Browser go-back-one-page doesn't do this. I can't find any bread-crumb facility to return to one of a number of a previous searches. I can't find a way to un-zoom to a previous time range.
The pulldown under the search bar has "my search history" and "my command history". But it seems to only hold searches you manually typed in or edited. Not the drill-down stuff (like in the search results when you alt-click on unwanted hosts; or click on a user-id of interest).
What did I miss? Can this be a feature request: better breadcrumb support.
Might not be what you're looking for, but have you considered targeting to a new window?
Docs describes it here: https://docs.splunk.com/Documentation/Splunk/6.0.2/Viz/Dynamicdrilldownindashboardsandforms
if you download Sideview Utils and use the view at /app/sideview_utils/search, it's basically a version of flashtimeline with back button support. So in this view if you accidentally fat-finger a drilldown you can just use the back button to go back, forward button to go forward, etc..
If you like that and you want to use this view instead of the default search view, you have to change the sharing on it. Go to Manager > User Interface > Views, and edit the view's permissions so that it's visible from all apps.
UPDATE: And the view has an endless scroller built into it too so you don't have to click page links - scrolling down will automatically fetch more events. And I eliminated some elements and tweaked others so much more of the interface ends up filled with your actual events.
Another wish-list item would be left and right arrows beside the timeline that scoots you forward or backward another chunk of time. E.g. if I zoomed into a one hour wide bar, by double-clicking, it would be nice to scroll over to the next hour beside it. Right now, if I zoom out, it doesn't ever seem to pick up portions of the time range to the right, only to the left.
I have a search under the Searches and Reports menu, called "Search History". It runs the following search (without the quotes): "| history | fields + _time search".
I cut & paste the relevant search back into the command line (without the word "search"), replacing what is there.

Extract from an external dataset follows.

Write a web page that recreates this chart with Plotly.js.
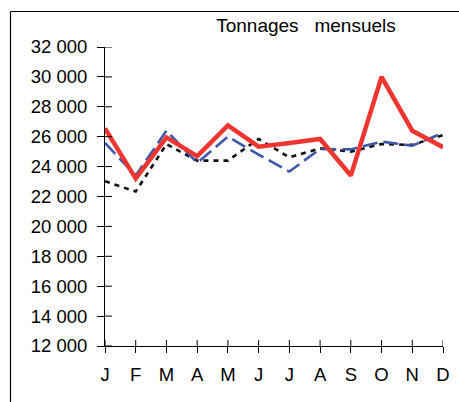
<!DOCTYPE html>
<html>
<head>
<meta charset="utf-8">
<script src="https://cdn.plot.ly/plotly-3.0.1.min.js"></script>
<style>
html,body{margin:0;padding:0;background:#fff;}
#chart{width:459px;height:402px;}
</style>
</head>
<body>
<div id="chart"></div>
<script>
const months = ["J","F","M","A","M ","J ","J  ","A ","S","O","N","D"];
const monthLabels = ["J","F","M","A","M","J","J","A","S","O","N","D"];
const seriesRed   = [26550, 23200, 25950, 24700, 26750, 25330, 25580, 25850, 23400, 30000, 26400, 25300];
const seriesBlue  = [25580, 23400, 26400, 24250, 26000, 24800, 23670, 25180, 25150, 25670, 25400, 26250];
const seriesBlack = [23020, 22330, 25500, 24400, 24400, 25850, 24620, 25220, 25000, 25510, 25450, 26100];
const yTicks = [12000,14000,16000,18000,20000,22000,24000,26000,28000,30000,32000];
const titleText = "Tonnages\u00A0\u00A0\u00A0mensuels";

const W = 459, H = 402;
const M = {l:105, r:16, t:47, b:56};
const pw = W - M.l - M.r, ph = H - M.t - M.b;
const xIdx = months.map((_, i) => i);
const Y0 = 12000, Y1 = 32000;

const traces = [
  {x: xIdx, y: seriesBlack, type:'scatter', mode:'lines',
   line:{color:'#111111', width:2.6, dash:'5px,5px'}, hoverinfo:'skip'},
  {x: xIdx, y: seriesBlue, type:'scatter', mode:'lines',
   line:{color:'#3d58a8', width:2.6, dash:'15px,6px'}, hoverinfo:'skip'},
  {x: xIdx, y: seriesRed, type:'scatter', mode:'lines',
   line:{color:'#ee3530', width:4.5}, hoverinfo:'skip'}
];

const fam = '"Liberation Sans", Arial, sans-serif';
const tickFont = {family:fam, size:18.5, color:'#000'};

// inner half of the crossing tick marks, placed through the axes' own scales
const innerTicks = [];
yTicks.forEach(v => innerTicks.push({type:'line', layer:'above',
  xref:'paper', x0:0, x1:7/pw, yref:'y', y0:v, y1:v,
  line:{color:'#000', width:1}}));
xIdx.forEach(i => innerTicks.push({type:'line', layer:'above',
  xref:'x', x0:i, x1:i, yref:'paper', y0:0, y1:6/ph,
  line:{color:'#000', width:1}}));

const frame = [
  {type:'line', xref:'paper', yref:'paper',
   x0:(10.5-M.l)/pw, x1:(10.5-M.l)/pw, y0:(H-M.b-11.5)/ph, y1:-M.b/ph - 0.05,
   line:{color:'#000', width:1.2}},
  {type:'line', xref:'paper', yref:'paper',
   x0:(10.5-M.l)/pw, x1:(W-M.l)/pw + 0.05, y0:(H-M.b-11.5)/ph, y1:(H-M.b-11.5)/ph,
   line:{color:'#000', width:1.2}}
];

const layout = {
  width: W, height: H,
  margin: {l:M.l, r:M.r, t:M.t, b:M.b, pad:0},
  paper_bgcolor:'#fff', plot_bgcolor:'#fff',
  showlegend:false,
  separators:', ',
  font: tickFont,
  title:{text:titleText, font:{family:fam, size:19, color:'#000'},
         xref:'paper', x:(306-M.l)/pw, xanchor:'center',
         yref:'container', y:1-25/H, yanchor:'middle'},
  xaxis:{range:[0,11], tickmode:'array', tickvals:xIdx, ticktext:monthLabels,
         showgrid:false, zeroline:false, showline:true, linecolor:'#000', linewidth:1,
         ticks:'outside', ticklen:6, tickwidth:1, tickcolor:'#000',
         ticklabelstandoff:6, tickfont:tickFont, fixedrange:true},
  yaxis:{range:[Y0,Y1], tickmode:'array', tickvals:yTicks, tickformat:',d',
         showgrid:false, zeroline:false, showline:true, linecolor:'#000', linewidth:1,
         ticks:'outside', ticklen:7, tickwidth:1, tickcolor:'#000',
         ticklabelstandoff:6, tickfont:tickFont, fixedrange:true},
  shapes: innerTicks.concat(frame)
};

Plotly.newPlot('chart', traces, layout, {staticPlot:true, displayModeBar:false});
</script>
</body>
</html>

Unfortunately, the green Splunk button [>] does not work properly (in v 4.2.3). It seems that you need to have your cursor in the command line and then hit Enter.
You also need to adjust the time range yourself. Perhaps after hitting Enter.
The 'Jobs' menu is your friend.
As long as your previous search was run in the last 15 min, you can click on the jobs menu and resurrect it. Make sure you re-run the search as restoring it doesn't reset the 15 minute timer.
If it is over the 15 minute time out though, you will have to search for it.
search index=_internal sourcetype="searches"
then cut and paste the search
Browser back button is NOT the answer. We can't control browser behavior 🙂
If you are performing ad hoc search in the search bar, try ctrl+z (or command+z on Mac) to undo what you typed.
If you are searching by clicking on terms or fields in the event viewer, simply click on them again to remove them from search.
If you are zooming in on the flash time line, just click on "Zoom out" on the top left of the time line to zoom back out.
If you want to view your search history and you have access to Splunk's internal logs (i.e. you are an admin(, open another tab to splunk and search:
index=_internal sourcetype=searches user=<your_username>
The answer, as far as I have been able to determine, is that you cannot un-drill down in splunk web. The workaround is to modify the search string, erasing what was put there by the initial drilldown. This isn't as nice as a back button, or some similar mechanism (hotkey?) to move backwards.